Given the vast number of garnishment notices which are served on
banks daily, a finding in this case shifting the burden to banks to
determine whether or not funds in an account are exempt from the
garnishment statute, could create significant administrative and legal
challenges for financial institutions. Shortly after NYBA filed its
brief, the plaintiff withdrew his appeal.
Predatory Lending - In 2003, NYBA filed an amicus
curiae brief, supporting the New York City Mayor's motion for a
preliminary injunction in this case, which challenged the City Council's
predatory lending bill both because the law would curtail various powers
vested in the Mayor by the City Charter and by State law, and because
the local law is preempted by State law.
In early 2004 the Supreme Court of the State of
New York
ruled in the Mayor’s favor, and the City Council did not challenge
this decision. This case was important, in that it will, to some degree,
establish parameters for those banking issues over which the City - and
perhaps other localities - may claim legislative jurisdiction.
Right
to Sell Insurance
–
As a direct result of the court case brought by NYBA and The Canandaigua
National Bank and Trust Company, in combination with a “wild
card”
petition filed by NYBA, all banks in New York State gained the right to
sell property and casualty insurance to their customers.
Right
to Sell Annuities –
The Court of Appeals unanimously affirmed state banks’

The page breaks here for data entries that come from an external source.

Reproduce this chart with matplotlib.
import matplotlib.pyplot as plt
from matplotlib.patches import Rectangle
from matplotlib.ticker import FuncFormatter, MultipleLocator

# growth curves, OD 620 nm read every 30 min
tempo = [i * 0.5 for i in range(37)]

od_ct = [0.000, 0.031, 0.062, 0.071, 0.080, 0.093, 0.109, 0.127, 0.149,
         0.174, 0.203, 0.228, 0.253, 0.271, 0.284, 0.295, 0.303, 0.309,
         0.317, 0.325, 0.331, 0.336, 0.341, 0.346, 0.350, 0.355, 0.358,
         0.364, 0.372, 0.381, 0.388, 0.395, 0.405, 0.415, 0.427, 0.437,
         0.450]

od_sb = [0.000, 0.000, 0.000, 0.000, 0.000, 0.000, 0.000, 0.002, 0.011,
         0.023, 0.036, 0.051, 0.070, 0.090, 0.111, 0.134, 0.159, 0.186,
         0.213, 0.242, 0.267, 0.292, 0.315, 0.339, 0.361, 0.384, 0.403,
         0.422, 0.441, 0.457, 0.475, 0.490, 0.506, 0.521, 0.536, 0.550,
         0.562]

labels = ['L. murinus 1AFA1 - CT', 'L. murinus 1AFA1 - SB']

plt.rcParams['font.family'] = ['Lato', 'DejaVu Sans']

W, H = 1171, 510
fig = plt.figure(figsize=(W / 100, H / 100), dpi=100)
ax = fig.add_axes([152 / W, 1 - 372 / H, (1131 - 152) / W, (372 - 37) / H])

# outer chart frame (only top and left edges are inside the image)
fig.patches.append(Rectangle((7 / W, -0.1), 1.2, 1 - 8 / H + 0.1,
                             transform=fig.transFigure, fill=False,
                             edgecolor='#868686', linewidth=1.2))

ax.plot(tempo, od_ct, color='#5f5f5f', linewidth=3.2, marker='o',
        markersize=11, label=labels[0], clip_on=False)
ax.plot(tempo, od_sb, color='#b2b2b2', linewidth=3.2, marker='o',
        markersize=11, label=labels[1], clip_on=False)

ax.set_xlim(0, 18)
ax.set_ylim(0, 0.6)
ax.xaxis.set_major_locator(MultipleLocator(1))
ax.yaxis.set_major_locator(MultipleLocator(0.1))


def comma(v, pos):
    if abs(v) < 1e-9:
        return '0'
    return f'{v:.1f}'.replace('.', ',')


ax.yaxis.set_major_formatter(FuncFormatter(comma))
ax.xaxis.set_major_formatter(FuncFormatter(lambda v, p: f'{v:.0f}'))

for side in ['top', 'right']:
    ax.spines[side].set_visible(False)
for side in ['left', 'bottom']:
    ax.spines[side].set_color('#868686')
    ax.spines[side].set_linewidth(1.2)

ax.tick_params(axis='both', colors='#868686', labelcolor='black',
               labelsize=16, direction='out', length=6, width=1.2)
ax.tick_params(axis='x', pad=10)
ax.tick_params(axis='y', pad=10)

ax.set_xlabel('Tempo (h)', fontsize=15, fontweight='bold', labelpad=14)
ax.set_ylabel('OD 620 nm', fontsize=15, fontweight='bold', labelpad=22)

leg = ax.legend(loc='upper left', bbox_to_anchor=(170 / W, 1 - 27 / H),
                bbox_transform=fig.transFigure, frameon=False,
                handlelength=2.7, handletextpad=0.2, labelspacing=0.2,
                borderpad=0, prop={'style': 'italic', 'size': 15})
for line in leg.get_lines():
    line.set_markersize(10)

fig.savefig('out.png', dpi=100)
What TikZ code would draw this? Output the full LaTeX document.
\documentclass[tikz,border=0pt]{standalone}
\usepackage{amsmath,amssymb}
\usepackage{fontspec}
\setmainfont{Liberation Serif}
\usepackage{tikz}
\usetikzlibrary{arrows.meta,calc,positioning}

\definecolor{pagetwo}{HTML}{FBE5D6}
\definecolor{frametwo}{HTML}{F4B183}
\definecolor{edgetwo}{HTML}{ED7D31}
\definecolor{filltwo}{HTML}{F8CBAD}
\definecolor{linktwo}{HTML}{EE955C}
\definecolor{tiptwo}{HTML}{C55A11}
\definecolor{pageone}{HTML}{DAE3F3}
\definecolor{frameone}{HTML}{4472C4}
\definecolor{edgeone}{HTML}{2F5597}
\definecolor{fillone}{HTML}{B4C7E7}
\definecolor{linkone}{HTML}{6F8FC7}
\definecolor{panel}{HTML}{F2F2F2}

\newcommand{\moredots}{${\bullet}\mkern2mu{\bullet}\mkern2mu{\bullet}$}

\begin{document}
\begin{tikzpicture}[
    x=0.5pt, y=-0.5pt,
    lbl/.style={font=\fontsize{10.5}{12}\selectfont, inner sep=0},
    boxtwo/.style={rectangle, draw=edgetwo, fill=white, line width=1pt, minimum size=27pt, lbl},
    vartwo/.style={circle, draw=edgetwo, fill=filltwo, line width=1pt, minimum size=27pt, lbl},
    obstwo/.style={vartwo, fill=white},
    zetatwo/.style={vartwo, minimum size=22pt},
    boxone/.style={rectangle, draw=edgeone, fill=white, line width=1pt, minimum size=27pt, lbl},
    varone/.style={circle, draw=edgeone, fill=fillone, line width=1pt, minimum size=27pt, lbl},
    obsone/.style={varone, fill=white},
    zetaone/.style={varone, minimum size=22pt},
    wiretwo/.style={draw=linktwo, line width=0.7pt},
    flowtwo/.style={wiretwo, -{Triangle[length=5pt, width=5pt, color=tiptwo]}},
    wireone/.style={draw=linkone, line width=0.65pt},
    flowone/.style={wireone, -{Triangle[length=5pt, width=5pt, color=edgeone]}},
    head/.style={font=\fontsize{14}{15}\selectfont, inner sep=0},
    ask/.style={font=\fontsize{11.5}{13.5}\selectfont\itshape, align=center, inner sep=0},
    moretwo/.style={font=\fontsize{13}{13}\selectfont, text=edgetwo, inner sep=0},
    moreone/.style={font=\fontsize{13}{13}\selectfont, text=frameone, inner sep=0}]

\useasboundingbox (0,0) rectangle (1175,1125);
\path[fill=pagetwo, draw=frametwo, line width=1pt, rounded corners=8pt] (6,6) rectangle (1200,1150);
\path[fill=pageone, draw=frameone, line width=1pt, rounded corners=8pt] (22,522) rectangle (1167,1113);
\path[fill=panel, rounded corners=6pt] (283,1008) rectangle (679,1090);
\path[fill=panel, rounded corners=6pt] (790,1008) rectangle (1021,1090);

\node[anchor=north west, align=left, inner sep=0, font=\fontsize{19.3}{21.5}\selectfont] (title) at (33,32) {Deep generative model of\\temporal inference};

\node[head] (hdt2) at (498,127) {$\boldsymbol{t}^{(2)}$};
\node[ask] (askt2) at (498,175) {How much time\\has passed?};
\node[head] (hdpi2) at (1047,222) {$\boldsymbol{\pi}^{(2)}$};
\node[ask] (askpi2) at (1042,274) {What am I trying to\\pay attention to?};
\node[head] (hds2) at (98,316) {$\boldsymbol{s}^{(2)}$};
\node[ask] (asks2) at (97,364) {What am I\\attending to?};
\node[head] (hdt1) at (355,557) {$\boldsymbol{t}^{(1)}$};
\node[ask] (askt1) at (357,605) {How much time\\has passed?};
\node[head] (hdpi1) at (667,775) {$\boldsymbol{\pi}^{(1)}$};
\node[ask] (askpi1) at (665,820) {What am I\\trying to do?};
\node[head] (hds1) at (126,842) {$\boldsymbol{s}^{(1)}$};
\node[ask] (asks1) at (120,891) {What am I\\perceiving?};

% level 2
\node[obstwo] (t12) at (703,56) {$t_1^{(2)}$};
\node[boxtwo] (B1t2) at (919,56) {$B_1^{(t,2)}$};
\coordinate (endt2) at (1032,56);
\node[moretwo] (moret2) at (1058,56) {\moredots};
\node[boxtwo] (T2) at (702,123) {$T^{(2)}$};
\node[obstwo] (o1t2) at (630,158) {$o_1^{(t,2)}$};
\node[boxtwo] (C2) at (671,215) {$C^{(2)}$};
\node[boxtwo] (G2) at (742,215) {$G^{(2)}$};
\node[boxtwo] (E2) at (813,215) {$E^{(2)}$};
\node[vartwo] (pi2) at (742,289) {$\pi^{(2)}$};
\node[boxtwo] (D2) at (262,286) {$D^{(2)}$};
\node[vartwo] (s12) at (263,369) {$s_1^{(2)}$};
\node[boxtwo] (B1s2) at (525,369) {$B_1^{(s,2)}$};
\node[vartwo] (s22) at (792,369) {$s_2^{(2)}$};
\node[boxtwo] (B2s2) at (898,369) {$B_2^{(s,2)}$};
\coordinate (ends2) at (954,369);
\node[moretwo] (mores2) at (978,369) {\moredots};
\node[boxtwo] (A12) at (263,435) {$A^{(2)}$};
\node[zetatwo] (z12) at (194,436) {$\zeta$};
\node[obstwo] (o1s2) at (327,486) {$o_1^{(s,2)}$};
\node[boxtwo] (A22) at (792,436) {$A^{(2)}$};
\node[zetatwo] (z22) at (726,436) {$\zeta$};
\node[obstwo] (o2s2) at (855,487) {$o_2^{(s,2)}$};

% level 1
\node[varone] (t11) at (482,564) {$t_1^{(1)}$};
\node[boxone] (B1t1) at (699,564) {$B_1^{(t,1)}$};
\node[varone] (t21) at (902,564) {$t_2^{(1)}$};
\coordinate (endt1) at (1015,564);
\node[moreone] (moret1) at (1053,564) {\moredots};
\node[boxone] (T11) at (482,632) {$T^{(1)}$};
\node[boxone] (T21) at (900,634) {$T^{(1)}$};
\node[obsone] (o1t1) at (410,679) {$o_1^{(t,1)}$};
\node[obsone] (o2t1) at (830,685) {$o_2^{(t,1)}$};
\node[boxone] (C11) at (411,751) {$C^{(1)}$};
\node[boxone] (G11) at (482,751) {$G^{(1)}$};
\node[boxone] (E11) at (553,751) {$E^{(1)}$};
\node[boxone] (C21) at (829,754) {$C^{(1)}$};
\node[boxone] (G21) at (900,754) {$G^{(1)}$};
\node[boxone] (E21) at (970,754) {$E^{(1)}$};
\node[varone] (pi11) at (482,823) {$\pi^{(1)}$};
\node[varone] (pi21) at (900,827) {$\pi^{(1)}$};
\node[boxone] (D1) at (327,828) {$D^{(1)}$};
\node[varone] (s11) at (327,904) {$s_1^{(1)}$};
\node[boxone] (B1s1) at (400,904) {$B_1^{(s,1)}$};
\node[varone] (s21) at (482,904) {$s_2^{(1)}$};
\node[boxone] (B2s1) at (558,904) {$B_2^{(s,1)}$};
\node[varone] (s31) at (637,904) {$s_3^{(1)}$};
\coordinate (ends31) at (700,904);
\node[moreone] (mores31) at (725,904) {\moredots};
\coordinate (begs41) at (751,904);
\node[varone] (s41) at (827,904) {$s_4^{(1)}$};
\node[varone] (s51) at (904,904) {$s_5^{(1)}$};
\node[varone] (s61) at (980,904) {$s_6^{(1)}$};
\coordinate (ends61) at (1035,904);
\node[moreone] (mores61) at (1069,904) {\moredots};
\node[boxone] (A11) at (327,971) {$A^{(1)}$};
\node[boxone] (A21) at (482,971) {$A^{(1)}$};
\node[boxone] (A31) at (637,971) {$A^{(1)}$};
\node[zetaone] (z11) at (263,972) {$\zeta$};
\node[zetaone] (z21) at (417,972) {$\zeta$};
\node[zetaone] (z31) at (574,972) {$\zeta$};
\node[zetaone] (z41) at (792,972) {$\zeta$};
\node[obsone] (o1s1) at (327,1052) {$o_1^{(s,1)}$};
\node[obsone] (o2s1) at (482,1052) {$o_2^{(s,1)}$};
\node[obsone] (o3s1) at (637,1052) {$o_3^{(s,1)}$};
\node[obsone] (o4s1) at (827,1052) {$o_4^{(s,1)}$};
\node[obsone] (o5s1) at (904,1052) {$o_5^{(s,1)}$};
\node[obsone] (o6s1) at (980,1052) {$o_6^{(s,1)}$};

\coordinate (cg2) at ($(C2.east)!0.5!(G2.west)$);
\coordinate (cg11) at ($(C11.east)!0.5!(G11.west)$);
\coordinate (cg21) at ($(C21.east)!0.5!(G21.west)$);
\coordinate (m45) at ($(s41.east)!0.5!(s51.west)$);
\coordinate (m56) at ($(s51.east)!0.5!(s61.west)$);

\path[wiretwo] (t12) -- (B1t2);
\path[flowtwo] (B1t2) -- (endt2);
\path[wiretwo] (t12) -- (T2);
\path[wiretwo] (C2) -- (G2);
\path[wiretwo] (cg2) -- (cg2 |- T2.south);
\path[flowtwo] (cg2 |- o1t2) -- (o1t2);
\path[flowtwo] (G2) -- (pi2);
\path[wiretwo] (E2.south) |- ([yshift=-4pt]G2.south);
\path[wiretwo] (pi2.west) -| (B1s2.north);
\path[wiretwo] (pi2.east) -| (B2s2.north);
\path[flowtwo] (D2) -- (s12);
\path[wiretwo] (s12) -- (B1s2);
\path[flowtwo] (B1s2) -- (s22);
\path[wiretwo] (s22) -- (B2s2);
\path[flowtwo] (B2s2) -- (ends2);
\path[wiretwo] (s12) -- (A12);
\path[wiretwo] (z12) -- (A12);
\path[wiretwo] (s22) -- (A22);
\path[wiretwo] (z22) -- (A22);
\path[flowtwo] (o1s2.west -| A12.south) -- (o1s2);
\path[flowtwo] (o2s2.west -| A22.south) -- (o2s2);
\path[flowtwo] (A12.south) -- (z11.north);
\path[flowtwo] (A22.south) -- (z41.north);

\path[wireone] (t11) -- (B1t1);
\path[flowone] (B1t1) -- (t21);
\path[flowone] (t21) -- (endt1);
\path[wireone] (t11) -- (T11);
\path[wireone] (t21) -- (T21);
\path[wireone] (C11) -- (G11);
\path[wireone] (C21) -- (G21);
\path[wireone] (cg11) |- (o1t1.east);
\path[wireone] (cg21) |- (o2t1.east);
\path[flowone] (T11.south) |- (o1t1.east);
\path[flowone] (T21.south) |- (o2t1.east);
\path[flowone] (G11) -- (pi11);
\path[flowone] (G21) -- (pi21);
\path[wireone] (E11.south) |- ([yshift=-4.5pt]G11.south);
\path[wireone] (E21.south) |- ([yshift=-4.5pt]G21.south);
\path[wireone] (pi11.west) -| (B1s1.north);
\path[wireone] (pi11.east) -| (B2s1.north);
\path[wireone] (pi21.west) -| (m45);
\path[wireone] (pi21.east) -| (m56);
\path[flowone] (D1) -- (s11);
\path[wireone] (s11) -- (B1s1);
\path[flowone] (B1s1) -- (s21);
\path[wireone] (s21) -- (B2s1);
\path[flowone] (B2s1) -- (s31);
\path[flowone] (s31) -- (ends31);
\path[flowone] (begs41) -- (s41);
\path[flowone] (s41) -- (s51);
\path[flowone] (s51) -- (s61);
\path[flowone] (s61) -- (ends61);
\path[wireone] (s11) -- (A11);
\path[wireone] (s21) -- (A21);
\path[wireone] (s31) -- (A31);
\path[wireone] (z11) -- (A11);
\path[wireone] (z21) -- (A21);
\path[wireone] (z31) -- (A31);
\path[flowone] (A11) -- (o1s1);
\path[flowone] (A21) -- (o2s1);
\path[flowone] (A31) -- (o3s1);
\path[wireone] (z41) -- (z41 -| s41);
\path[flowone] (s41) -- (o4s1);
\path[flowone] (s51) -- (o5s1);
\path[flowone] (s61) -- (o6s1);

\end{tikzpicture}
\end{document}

rights to sell annuities, a case initiated
by NYBA. The U.S. Supreme
Court affirmed national banks’
authority, with NYBA assisting as amicus.
Bank
Tax Audit Fees –
In a 1992 case, the Court of Appeals upheld NYBA’s
challenge of the constitutionality of the state bank tax audit fee.
The decision saved NYBA member
banks a minimum of $3 million since the legislature dropped the fee from
future budget bills and refunded fees already paid as a result of NYBA’s
lawsuit.
The
New Century Fund: An Association Milestone
In
addition to the Association’s many legislative and regulatory
accomplishments over the past one hundred and seventeen years, the
start of the twenty-first century brought another reason to celebrate.
Since the 1890’s, the Association has been funded by annual
dues paid by its member banks. The New Century Fund is NYBA’s
innovative answer to the traditional financing structure.
The Fund, which has attracted 72 bank member investors and over
$54 million, provides sound financial footing for the Association’s
future. Considered a bold
move for a trade association, the New Century Fund has received
national attention in industry media.
Now a decade old, the New Century Fund continues to sustain
NYBA and allows the Association to maintain its traditional level of
excellence in service to the banking industry.